The only truly challenging moment of this first 10 days of sobriety came at said party around 11pm. Conversational fatigue began to kick in while the people who were drinking were getting a bit merry. As Sunday and another week of sobriety loomed large, a “fuck it” moment of abandon didn’t seem out of the question. I began to eye up a bottle of wine. Luckily, just as I was doing so, a guardian angel appeared by my side. It was the one-year sober friend whom I mentioned in Week One’s diary – the one who inspired this whole charade when she told me that, if I felt like I couldn’t stop drinking, I probably needed to give it a shot.
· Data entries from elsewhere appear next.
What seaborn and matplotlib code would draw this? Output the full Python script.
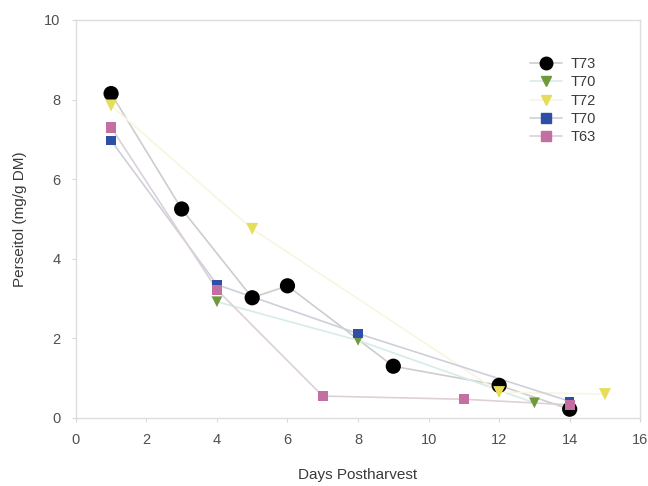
import matplotlib
matplotlib.use("Agg")
import matplotlib.pyplot as plt
from matplotlib.lines import Line2D
import seaborn as sns
import pandas as pd

# Perseitol content over storage time for five fruit lots
series_names = ["T73", "T70", "T72", "T70 ", "T63"]

t73_days = [1, 3, 5, 6, 9, 12, 14]
t73_vals = [8.15, 5.25, 3.02, 3.32, 1.30, 0.82, 0.22]

t70a_days = [4, 8, 13]
t70a_vals = [2.92, 1.95, 0.38]

t72_days = [1, 5, 12, 15]
t72_vals = [7.85, 4.75, 0.65, 0.60]

t70b_days = [1, 4, 8, 14]
t70b_vals = [6.97, 3.35, 2.12, 0.42]

t63_days = [1, 4, 7, 11, 14]
t63_vals = [7.30, 3.22, 0.55, 0.47, 0.33]

x_ticks = [0, 2, 4, 6, 8, 10, 12, 14, 16]
y_ticks = [0, 2, 4, 6, 8, 10]

days = [t73_days, t70a_days, t72_days, t70b_days, t63_days]
vals = [t73_vals, t70a_vals, t72_vals, t70b_vals, t63_vals]

marker_colors = ["#000000", "#6f9a3c", "#e6de5a", "#2f4fa6", "#c46fa2"]
line_colors = ["#cdcdcd", "#d6ecea", "#f7f6e0", "#cdd0da", "#ddd0d8"]
markers = ["o", "v", "v", "s", "s"]
marker_sizes = [120, 60, 75, 45, 55]

sns.set_theme(style="white")
plt.rcParams["font.family"] = ["Liberation Sans", "DejaVu Sans"]

fig = plt.figure(figsize=(6.48, 4.86), dpi=100)
ax = fig.add_axes([0.117, 0.140, 0.871, 0.819])

frames = []
for name, d, v in zip(series_names, days, vals):
    frames.append(pd.DataFrame({"day": d, "val": v, "series": name}))
df = pd.concat(frames, ignore_index=True)

for name, lc, mc, mk, ms in zip(series_names, line_colors, marker_colors,
                                markers, marker_sizes):
    sub = df[df["series"] == name]
    sns.lineplot(data=sub, x="day", y="val", ax=ax, color=lc, lw=1.2,
                 sort=False, estimator=None, zorder=2)
    sns.scatterplot(data=sub, x="day", y="val", ax=ax, color=mc, marker=mk,
                    s=ms, edgecolor="none", zorder=3)

ax.set_xlim(0, 16)
ax.set_ylim(0, 10)
ax.set_xticks(x_ticks)
ax.set_yticks(y_ticks)
ax.set_xlabel("Days Postharvest", fontsize=11, color="#3a3a3a", labelpad=15)
ax.set_ylabel("Perseitol (mg/g DM)", fontsize=11, color="#3a3a3a", labelpad=12)
ax.tick_params(axis="both", labelsize=10.5, colors="#505050", length=3,
               width=0.8, direction="out", pad=8, color="#d8d8d8")
ax.tick_params(axis="both", bottom=True, left=True)
for sp in ax.spines.values():
    sp.set_color("#dddddd")
    sp.set_linewidth(1.0)

handles = [
    Line2D([0], [0], color=lc, lw=1.2, marker=mk, markerfacecolor=mc,
           markeredgecolor=mc, markersize=(9 if mk == "o" else 6.5))
    for lc, mc, mk in zip(line_colors, marker_colors, markers)
]
ax.legend(handles, ["T73", "T70", "T72", "T70", "T63"], loc="upper right",
          bbox_to_anchor=(0.945, 0.94), frameon=False, fontsize=10.5,
          handlelength=2.2, handletextpad=0.6, labelspacing=0.3,
          labelcolor="#3a3a3a")

fig.savefig("out.png", dpi=100)
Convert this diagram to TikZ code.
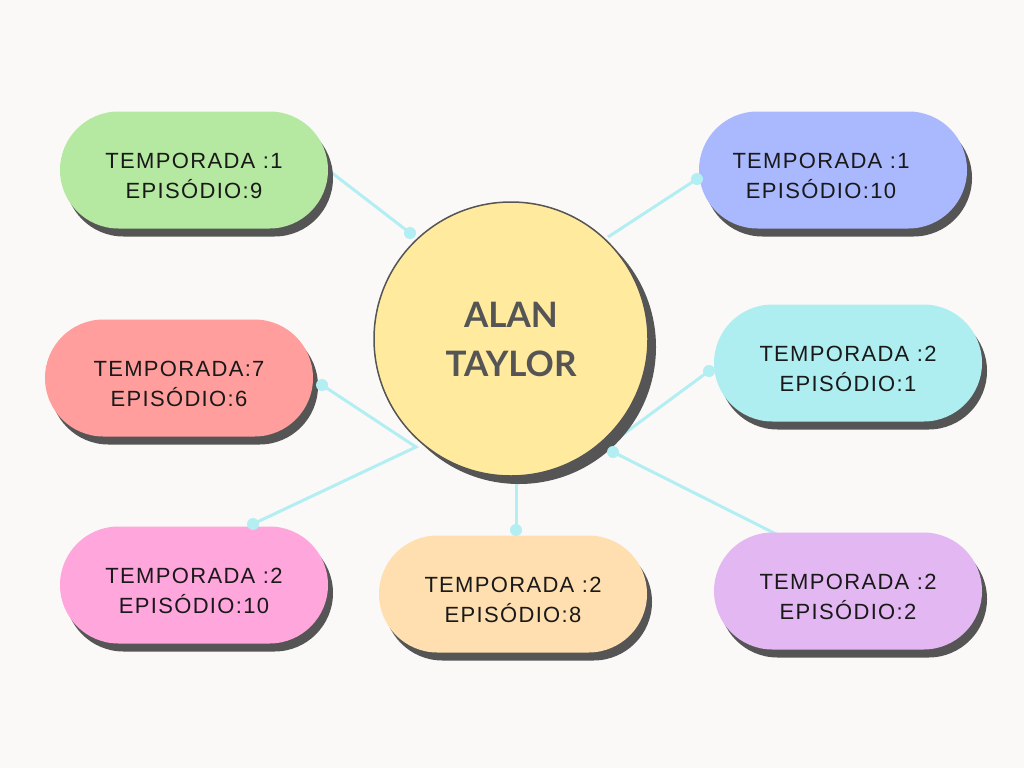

I filled her in on my progress and joked that it was hard to feel chuffed with myself when half the party and half the universe seemed to be doing "Dry January" too. She looked at me like I was a bit stupid and told me that, while it might not feel like a big achievement in the wider sense, if staying sober was a challenge to me, I ought to feel proud and not measure my own success against anyone else’s. Good advice for life, I suppose. Later that evening, another friend took me down a peg by telling me that I shouldn’t get too ahead of myself anyway, because “you haven’t mastered sobriety ‘til you can dance sober in a club.” I got my coat and left for my bed, with both women’s mantras firm in my mind.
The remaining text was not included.